“You just don’t fit in here.” That was an exact quote from a man who wouldn’t hire me for a job that I could do in my sleep.
He never said, but implied: “I won’t bother you with elaborating on that statement. Come on. Trust me.”
“You are in the slow group.” That was not an exact quote. It may have been called ‘group b.’ My teacher explained, “That class in the school where you came from was on the 3 times multiplication tables. That is where our slow math group is here. You also belong in our slow reading group.”
In third grade, I assumed school meant excruciating boredom and casual meanness. In third grade, I had a library book that was maybe at sixth grade level. I smuggled it into the classroom and hid it behind the text book before Mrs. Lundqvist swiped from my hands as I tried to read behind my text book. That’s all I could do. Read and read and read, as I waited for my turn to recite out of the text book filled with pictures of little tow-headed kids named Nan and Anne and Dick and Jan.
I started out as an artist in kindergarten. My teachers let me have that one. They didn’t smash my crayons or take them away. I graduated from a state college with a B.A. in fine art and drew escapist scenes. I also kept journals. From my place inside of my family of origin, I was too abridged to be anything aside from ‘just a girl.’ In the outside world, I was bad, even though I didn’t move around, wave my arms, or talk a whole lot.
I heard from a sibling lately saying that a black administrator found some mysterious files of kids from that grammar school I attended. He finally figured out that the earlier administrators kept files of every black child that integrated the school. Apparently, by age seven, we were scary, and the admin needed to track us like enemy agents.
As of late, I have impressive spurts of anger. And sometimes I stop and think of what my life would require in order for me to have the full heaping dose of white privilege, and then the anger fades away, and I am grateful that there is no part of me that the larger culture insists I that I starve off as I master the art of standing a few feet outside of my body while observing how brilliant my witty banter is. Besides, I am alright when I am writing.
I can relate to your story. I love to read. I could read very fast. I remember when I was in the 6th grade at Catholic) school in East Oakland, the teacher, a nun, had several groups of readers. The one group of “advanced” readers were all girls, and white. They were all Catholic, I was not. There were about five of them. I was horrible with math, but reading was my passion, books were my treasure and I knew I read faster than the girls in the advanced group.

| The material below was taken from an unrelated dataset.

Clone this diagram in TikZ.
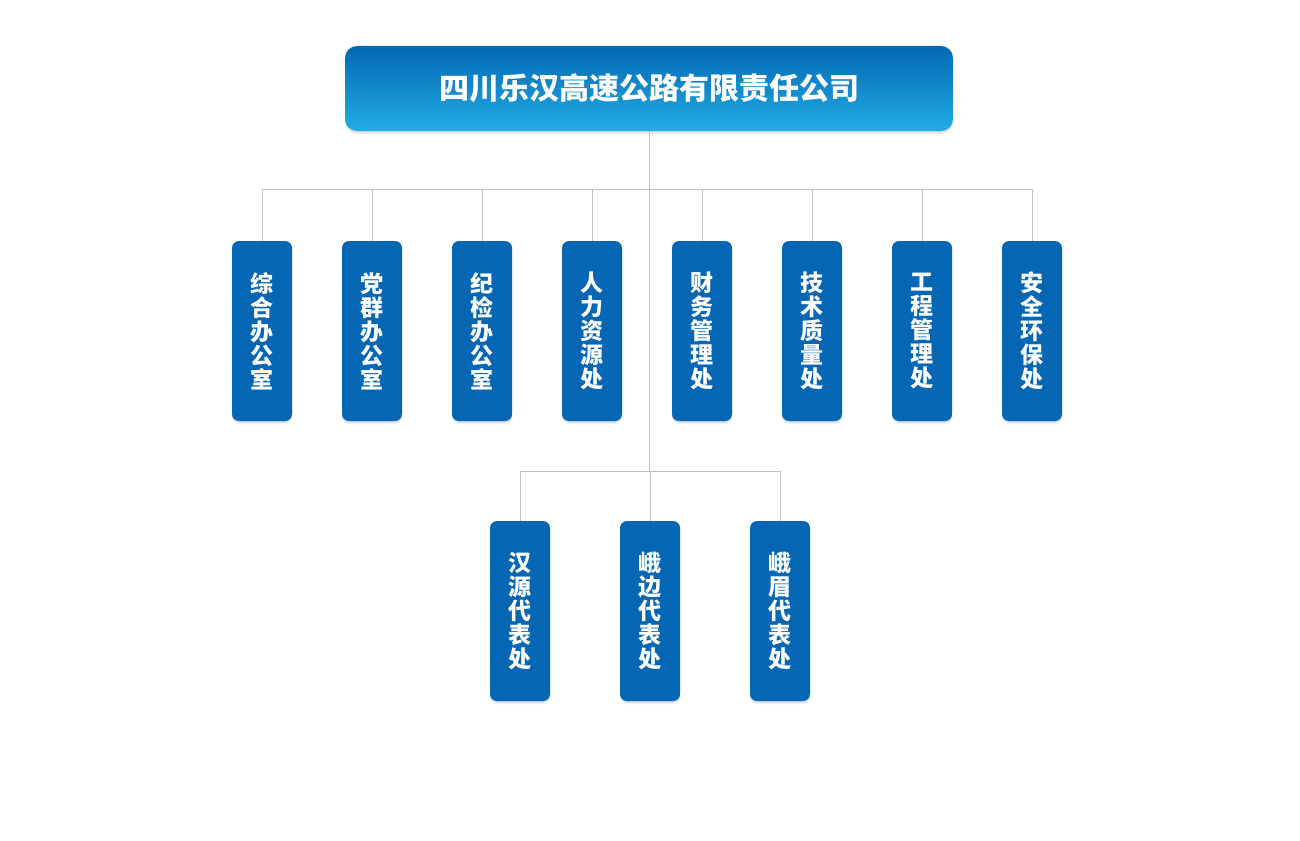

I read at the level of a 10th-12th grade student. I remember reading like the Dickens to reach the book they were all reading to prove I was just as capable and smart as them. I remember enjoying religion class, and took the lessons more seriously than my friends who were Catholic. I would be given only C’s or C+’s for those grades, never higher despite my reading up on every facet of the Church. I enjoyed reading books about nearly every saint in the College of Saints, it did not matter.

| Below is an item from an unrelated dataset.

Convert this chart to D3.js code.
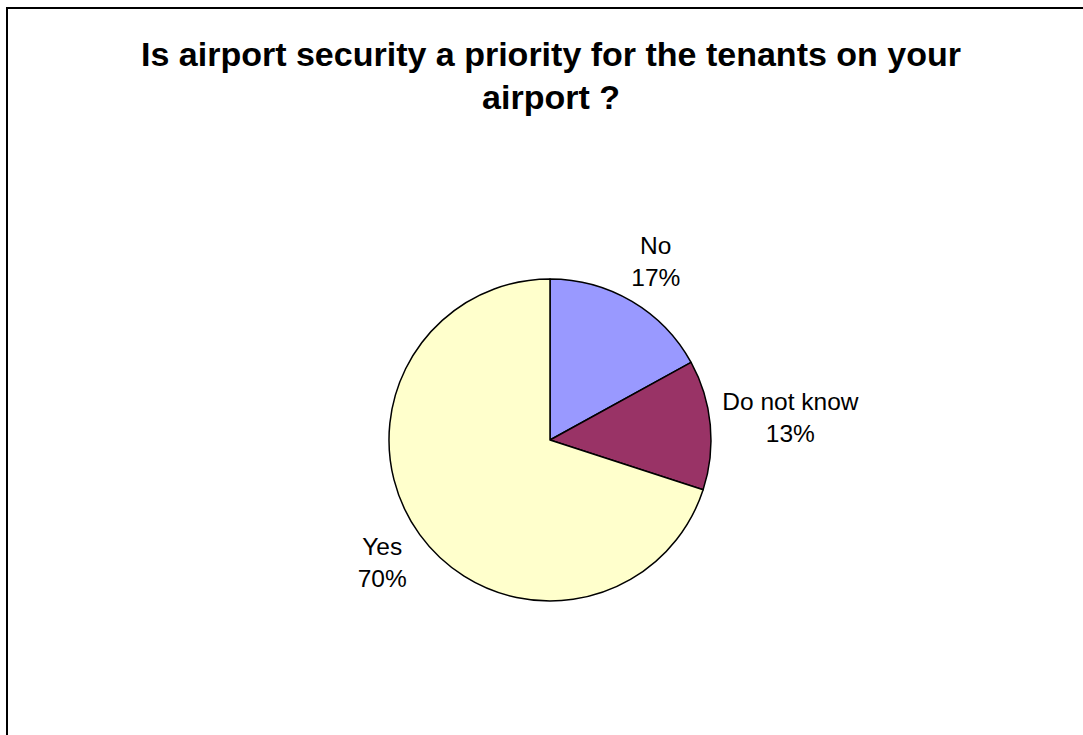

I remember when I first started Skyline High, we were in same Algebra class. We did not know each other then. I was in total fear of being asked to come up to front of class to do board work. I would blank out. You once went up, and solved a problem on old-school projector, and got answer right. It was a number line. We were only a handful of black girls in that class. I thought: “damn, she is smart, I wish I could do that like her without fear”! Needless to say, you were a very talented artist and was ahead of the game “ blerd” re: the environment, science fiction, etc., before that word came about in the 21st century. 👍🏾. We have come a long way and are still here, still moving through life.